How do you graph #f(x)=2-x^3# using zeros and end behavior?

1 Answer
Oct 2, 2017

Left end is upwards, right end is downwards, and the graph crosses the x-axis at #(root(3)(2),0)#.

Explanation:

This function #f(x)# is a polynomial of degree 3. Begin by rearranging the function in decreasing order of exponents:

#f(x) = -x^3+2#

Since this is a degree 3 polynomial, the odd degree (3) tells us that the left and right ends of the graph will point in opposite directions.

The leading coefficient is -1, which indicates that the right end of the graph will point downwards. (Hint: the negative leading coefficient means the right tail points towards the negative #y# values, or down.) Given we know the left tail is opposite to the right, we now know the left tail will rise/point upwards.

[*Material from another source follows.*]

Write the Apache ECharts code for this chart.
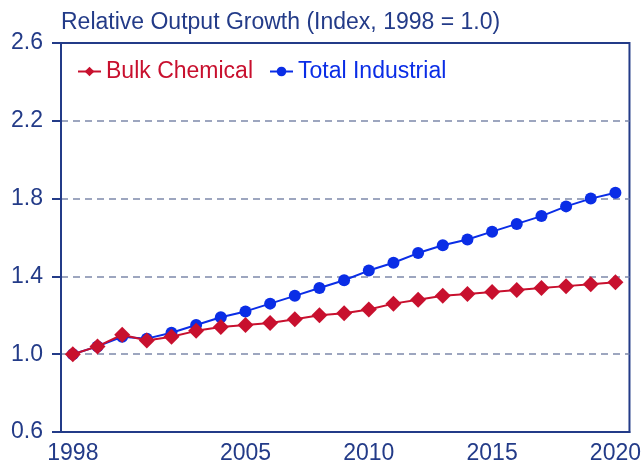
<!DOCTYPE html>
<html>
<head>
<meta charset="utf-8">
<script src="https://cdn.jsdelivr.net/npm/echarts@6/dist/echarts.min.js"></script>
<style>
  html, body { margin: 0; padding: 0; background: #fff; }
  #chart { width: 644px; height: 466px; }
</style>
</head>
<body>
<div id="chart"></div>
<script>
const years = [1998, 1999, 2000, 2001, 2002, 2003, 2004, 2005, 2006, 2007, 2008, 2009,
  2010, 2011, 2012, 2013, 2014, 2015, 2016, 2017, 2018, 2019, 2020]
const bulkChemical = [1.00, 1.04, 1.10, 1.07, 1.09, 1.12, 1.14, 1.15, 1.16, 1.18, 1.20, 1.21,
  1.23, 1.26, 1.28, 1.30, 1.31, 1.32, 1.33, 1.34, 1.35, 1.36, 1.37]
const totalIndustrial = [1.00, 1.04, 1.09, 1.08, 1.11, 1.15, 1.19, 1.22, 1.26, 1.30, 1.34, 1.38,
  1.43, 1.47, 1.52, 1.56, 1.59, 1.63, 1.67, 1.71, 1.76, 1.80, 1.83]
const yearLabels = [1998, 2005, 2010, 2015, 2020]

const navy = '#233b88'
const red = '#c8102e'
const blue = '#0a2de6'
const grey = '#7d89aa'
const font = 'Liberation Sans, Arial, sans-serif'

const chart = echarts.init(document.getElementById('chart'))

const option = {
  animation: false,
  title: {
    text: 'Relative Output Growth (Index, 1998 = 1.0)',
    left: 61,
    top: 11,
    padding: 0,
    textStyle: { color: navy, fontSize: 23, fontWeight: 'normal', fontFamily: font }
  },
  legend: {
    left: 77,
    top: 60,
    padding: 0,
    itemWidth: 23,
    itemHeight: 12,
    itemGap: 16,
    textStyle: { fontSize: 23, fontFamily: font },
    data: [
      { name: 'Bulk Chemical', textStyle: { color: red } },
      { name: 'Total Industrial', textStyle: { color: blue } }
    ]
  },
  grid: {
    left: 61, right: 13, top: 43, bottom: 34,
    show: true,
    borderColor: navy,
    borderWidth: 2
  },
  xAxis: {
    type: 'value',
    min: 1997.52,
    max: 2020.57,
    axisLine: { show: true, lineStyle: { color: navy, width: 2 } },
    axisTick: { show: false },
    splitLine: { show: false },
    axisLabel: {
      customValues: yearLabels,
      color: navy,
      fontSize: 23,
      fontFamily: font,
      margin: 10,
      formatter: v => String(v)
    }
  },
  yAxis: {
    type: 'value',
    min: 0.6,
    max: 2.6,
    interval: 0.4,
    axisLine: { show: true, lineStyle: { color: navy, width: 2 } },
    axisTick: { show: true, length: 9, lineStyle: { color: navy, width: 2 } },
    splitLine: {
      show: true,
      lineStyle: { color: ['transparent', grey, grey, grey, grey, 'transparent'], type: [7, 5], width: 1.5 }
    },
    axisLabel: {
      color: navy,
      fontSize: 23,
      fontFamily: font,
      margin: 18,
      formatter: v => v.toFixed(1)
    }
  },
  series: [
    {
      name: 'Total Industrial',
      type: 'line',
      data: years.map((y, i) => [y, totalIndustrial[i]]),
      symbol: 'circle',
      symbolSize: 12,
      itemStyle: { color: blue },
      lineStyle: { color: blue, width: 2 },
      z: 2
    },
    {
      name: 'Bulk Chemical',
      type: 'line',
      data: years.map((y, i) => [y, bulkChemical[i]]),
      symbol: 'diamond',
      symbolSize: [16, 16],
      itemStyle: { color: red },
      lineStyle: { color: red, width: 2 },
      z: 3
    }
  ]
}

chart.setOption(option)
</script>
</body>
</html>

Next we should check for both #x#- and #y#-intercepts. #x#-intercepts happen when #y = 0#, or:

#-x^3+2 = 0#
#x^3 = 2#
#x = root(3)(2) ~~1.26#

#y#-intercepts happen when #x = 0#, or:

#y = -(0^3)+2#
#y = 2#

The rough sketch using just this information should behave following these patterns:

  • The graph comes down from the top of the graph paper on the left side of the y-axis.
  • The graph crosses over the y-axis at (0,2), and heads towards the x-axis.
  • The graph crosses over the x-axis at #(root(3)(2),0)# heading downwards.
  • The graph exits off the bottom of the graph paper to the right of #x=root(3)(2)#

Here's how it looks:

graph{2-x^3 [-4.656, 5.21, -0.705, 4.228]}